Moshe and I agreed on just about every edit or change made to Elantris. There is one small thing, however, that we kind of went the rounds about. The word Kolo.
Galladon's "Kolos" are, in my mind, an integral part of his personality. I characterize him a great deal through his dialogue–he doesn't really get viewpoints of his own, so everything I do for him at least until the ending I either have to do through Raoden's thoughts or through Galladon's own words. When I was coming up with Galladon's character, I realized I would need a set of linguistic features that would reinforce his culture's relaxed nature. So, I went with smooth-sounds, and gave their dialect a very "chatty" feel. The Dula habit of calling everyone "friend" came from this–as did their habit of softening everything they say with a question tag.
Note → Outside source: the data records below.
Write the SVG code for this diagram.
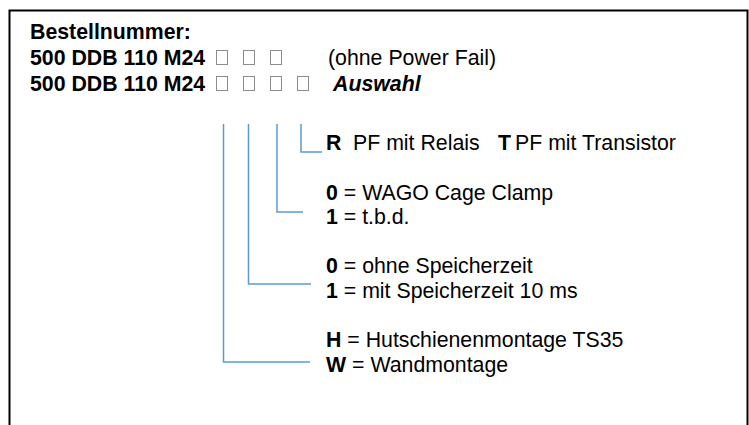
<svg xmlns="http://www.w3.org/2000/svg" width="749" height="425" viewBox="0 0 749 425">
<style>
text{font-family:"Liberation Sans",Arial,sans-serif;font-size:21.3px;fill:#000}
.b{font-weight:bold}
.bi{font-weight:bold;font-style:italic}
.box{fill:#fff;stroke:#8c8c8c;stroke-width:1}
.conn{fill:none;stroke:#5b9bd5;stroke-width:1.5}
</style>
<rect x="0" y="0" width="749" height="425" fill="#fff"/>
<rect id="frame" x="9.5" y="10.5" width="738" height="430" fill="none" stroke="#000" stroke-width="2"/>
<g id="header">
<text class="b" x="30" y="39">Bestellnummer:</text>
<text class="b" x="30" y="65">500 DDB 110 M24</text>
<rect class="box" x="216.5" y="50.5" width="11" height="14"/>
<rect class="box" x="243.5" y="50.5" width="11" height="14"/>
<rect class="box" x="270.5" y="50.5" width="11" height="14"/>
<text x="328" y="65">(ohne Power Fail)</text>
<text class="b" x="30" y="91">500 DDB 110 M24</text>
<rect class="box" x="216.5" y="76.5" width="11" height="14"/>
<rect class="box" x="243.5" y="76.5" width="11" height="14"/>
<rect class="box" x="270.5" y="76.5" width="11" height="14"/>
<rect class="box" x="297.5" y="76.5" width="11" height="14"/>
<text class="bi" x="333" y="91">Auswahl</text>
</g>
<g id="connectors">
<path class="conn" d="M301 124 V152 H322"/>
<path class="conn" d="M277 124 V212 H303"/>
<path class="conn" d="M248.5 124 V284 H311"/>
<path class="conn" d="M223.5 124 V362 H310"/>
</g>
<g id="opt4">
<text y="150"><tspan class="b" x="326">R</tspan><tspan x="353">PF mit Relais</tspan><tspan class="b" x="498">T</tspan><tspan x="515">PF mit Transistor</tspan></text>
</g>
<g id="opt3">
<text x="326" y="200"><tspan class="b">0</tspan> = WAGO Cage Clamp</text>
<text x="326" y="224"><tspan class="b">1</tspan> = t.b.d.</text>
</g>
<g id="opt2">
<text x="326" y="273"><tspan class="b">0</tspan> = ohne Speicherzeit</text>
<text x="326" y="298"><tspan class="b">1</tspan> = mit Speicherzeit 10 ms</text>
</g>
<g id="opt1">
<text x="326" y="347"><tspan class="b">H</tspan> = Hutschienenmontage TS35</text>
<text x="326" y="372"><tspan class="b">W</tspan> = Wandmontage</text>
</g>
</svg>
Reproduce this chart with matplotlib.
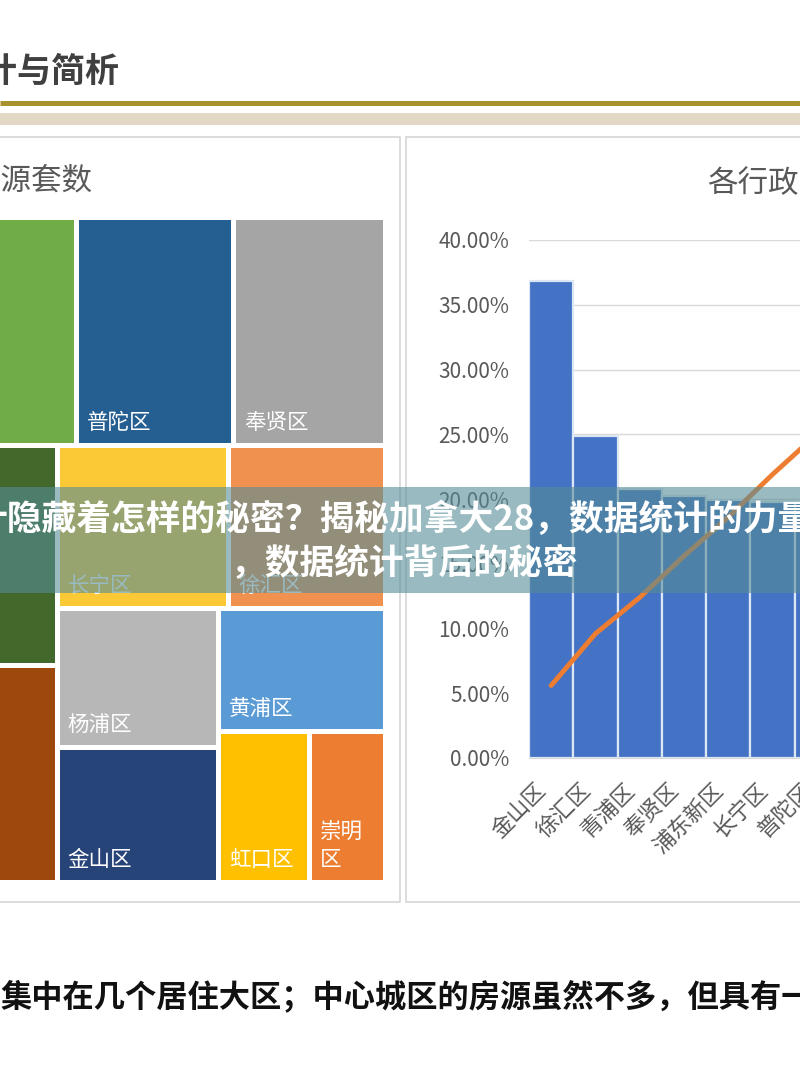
import matplotlib
matplotlib.use("Agg")
import matplotlib.pyplot as plt
from matplotlib.patches import Rectangle
from matplotlib.ticker import FuncFormatter

plt.rcParams['font.family'] = ['Noto Sans CJK SC', 'DejaVu Sans']

# ---------------- data ----------------
# treemap: 各区房源套数
tm_names = ["浦东新区", "普陀区", "奉贤区", "闵行区", "宝山区", "长宁区", "徐汇区",
            "杨浦区", "金山区", "黄浦区", "虹口区", "崇明\n区"]
tm_values = [471, 358, 347, 413, 406, 279, 256, 225, 217, 205, 138, 115]
tm_colors = ["#70AD47", "#255E91", "#A5A5A5", "#43682B", "#9E480E", "#FBC935", "#F1914F",
             "#B7B7B7", "#264478", "#5B9BD5", "#FFC000", "#ED7D31"]
# nested split structure (h = side by side, v = stacked), leaves are indices
tm_tree = ('v', [
    ('h', [0, 1, 2]),
    ('h', [('v', [3, 4]),
           ('v', [('h', [5, 6]),
                  ('h', [('v', [7, 8]), ('v', [9, ('h', [10, 11])])])])])
])

# bar chart: 各行政区占比
bar_cats = ["金山区", "徐汇区", "青浦区", "奉贤区", "浦东新区", "长宁区", "普陀区"]
bar_vals = [0.368, 0.249, 0.208, 0.202, 0.199, 0.198, 0.197]
trend_vals = [0.056, 0.096, 0.124, 0.156, 0.186, 0.219, 0.250]
y_ticks = [0.0, 0.05, 0.10, 0.15, 0.20, 0.25, 0.30, 0.35, 0.40]

title_text = "统计与简析"
left_title = "各行政区房源套数"
right_title = "各行政区房源占比"
banner_line1 = "计隐藏着怎样的秘密？揭秘加拿大28，数据统计的力量"
banner_line2 = "，数据统计背后的秘密"
bottom_text = "集中在几个居住大区；中心城区的房源虽然不多，但具有一"

# ---------------- figure ----------------
fig = plt.figure(figsize=(8, 10.8), dpi=100)
fig.patch.set_facecolor("white")

bg = fig.add_axes([0, 0, 1, 1], zorder=0)
bg.set_xlim(0, 800)
bg.set_ylim(1080, 0)
bg.axis("off")

# header
bg.text(119, 71, title_text, ha="right", va="center", fontsize=24.5, fontweight="bold",
        color="#404040")
bg.plot([0, 800], [103, 103], color="#A8912F", lw=3.6, solid_capstyle="butt")
bg.add_patch(Rectangle((0, 113), 800, 12, facecolor="#E3D8C5", edgecolor="none"))

# panels
bg.add_patch(Rectangle((-5, 137), 405, 765, facecolor="white", edgecolor="#D6D6D6", lw=1.2))
bg.add_patch(Rectangle((406, 137), 410, 765, facecolor="white", edgecolor="#D6D6D6", lw=1.2))

bg.text(92, 181, left_title, ha="right", va="center", fontsize=22, color="#595959")
bg.text(707, 183, right_title, ha="left", va="center", fontsize=22, color="#595959")

# ---------------- treemap ----------------
def node_size(n):
    if isinstance(n, int):
        return tm_values[n]
    return sum(node_size(c) for c in n[1])

def layout(n, x0, y0, x1, y1, out):
    if isinstance(n, int):
        out[n] = (x0, y0, x1, y1)
        return
    orient, kids = n
    tot = node_size(n)
    pos = x0 if orient == 'h' else y0
    for k in kids:
        frac = node_size(k) / tot
        if orient == 'h':
            w = (x1 - x0) * frac
            layout(k, pos, y0, pos + w, y1, out)
            pos += w
        else:
            h = (y1 - y0) * frac
            layout(k, x0, pos, x1, pos + h, out)
            pos += h

rects = {}
layout(tm_tree, -130, 217.5, 385.5, 882.5, rects)
gap = 2.5
for i, (x0, y0, x1, y1) in rects.items():
    bg.add_patch(Rectangle((x0 + gap, y0 + gap), x1 - x0 - 2 * gap, y1 - y0 - 2 * gap,
                           facecolor=tm_colors[i], edgecolor="none"))
    bg.text(x0 + gap + 8, y1 - gap - 9, tm_names[i], ha="left", va="bottom",
            fontsize=15.5, color="white", linespacing=1.35)

# ---------------- bar + line chart ----------------
ax = fig.add_axes([529 / 800, 1 - 758 / 1080, 310 / 800, 518 / 1080], zorder=1)
ax.set_facecolor("none")
xs = list(range(len(bar_cats)))
ax.bar(xs, bar_vals, width=1.0, color="#4472C4", edgecolor="#DCE7F5", linewidth=1.6,
       zorder=2)
ax.plot(xs, trend_vals, color="#ED7D31", lw=3.5, solid_capstyle="round", zorder=3)
ax.set_xlim(-0.5, len(bar_cats) - 0.5)
ax.set_ylim(0, 0.40)
ax.set_yticks(y_ticks)
ax.yaxis.set_major_formatter(FuncFormatter(lambda v, p: f"{v * 100:.2f}%"))
ax.grid(axis="y", color="#D9D9D9", lw=1.0, zorder=0)
ax.set_axisbelow(True)
for s in ["left", "right", "top"]:
    ax.spines[s].set_visible(False)
ax.spines["bottom"].set_color("#D9D9D9")
ax.tick_params(axis="y", length=0, pad=14, labelsize=15, labelcolor="#595959")
ax.tick_params(axis="x", length=0, pad=15, labelsize=16, labelcolor="#595959")
ax.set_xticks(xs)
ax.set_xticklabels(bar_cats, rotation=45, ha="right", va="top")

# ---------------- overlay banner ----------------
top = fig.add_axes([0, 0, 1, 1], zorder=5)
top.set_xlim(0, 800)
top.set_ylim(1080, 0)
top.axis("off")
top.add_patch(Rectangle((0, 487), 800, 106, facecolor=(85 / 255, 140 / 255, 150 / 255),
                        alpha=0.6, edgecolor="none"))
top.text(-27, 519, banner_line1, ha="left", va="center", fontsize=25,
         fontweight="bold", color="white")
top.text(230, 564, banner_line2, ha="left", va="center", fontsize=25,
         fontweight="bold", color="white")

bg.text(1, 997, bottom_text, ha="left", va="center", fontsize=22.5, fontweight="bold",
        color="#111111")

fig.savefig("out.png", dpi=100)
Linguistically, questions are less antagonistic than statements, and I figured a culture like the Dula one would be all about not antagonizing people.
A number of languages in our own world make frequent use of similar tags. Korean, the foreign language I'm most familiar with, has a language construction like this. Closer to home, people often make fun of the Canadian propensity for adding a similar tag to their own statements. I hear that Spanish often uses these tags. In many of these languages, a large percentage of statements made will actually end in a softening interrogative tag.
Anyway, enough linguistics. I'm probably using the standard "literary" posture of falling back on facts and explanations to make myself sound more authoritative. Either way, I liked having Galladon say "Kolo" a lot. In the original draft, the tags were added onto the ends of sentences, much like we might ask "eh?" or "understand?" in English. "It's hot today, kolo?"
Moshe, however, found the excessive use of Kolo confusing–especially in connection with Sule. He thought that people might get the two words confused, since they're used similarly in the sentences. Simply put, he found the kolos distracting, and started to cut them right and left. I, in turn, fought to keep in as many as I could. It actually grew rather amusing–in each successive draft, he'd try to cut more and more, and I'd try to keep a hold of as many as possible. (I was half tempted to throw a "kolo" into the draft of Mistborn, just to amuse him.)
Regardless, we ended up moving kolo to its own sentence to try and make it more understandable. "It's hot today. Kolo?" We also ended up cutting between a third and a half of the uses of the word, and losing each one was a great pain for me. (Well, not really. But I'm paid to be melodramatic.) So, if you feel like it, you can add them back in your mind as your read Galladon's lines.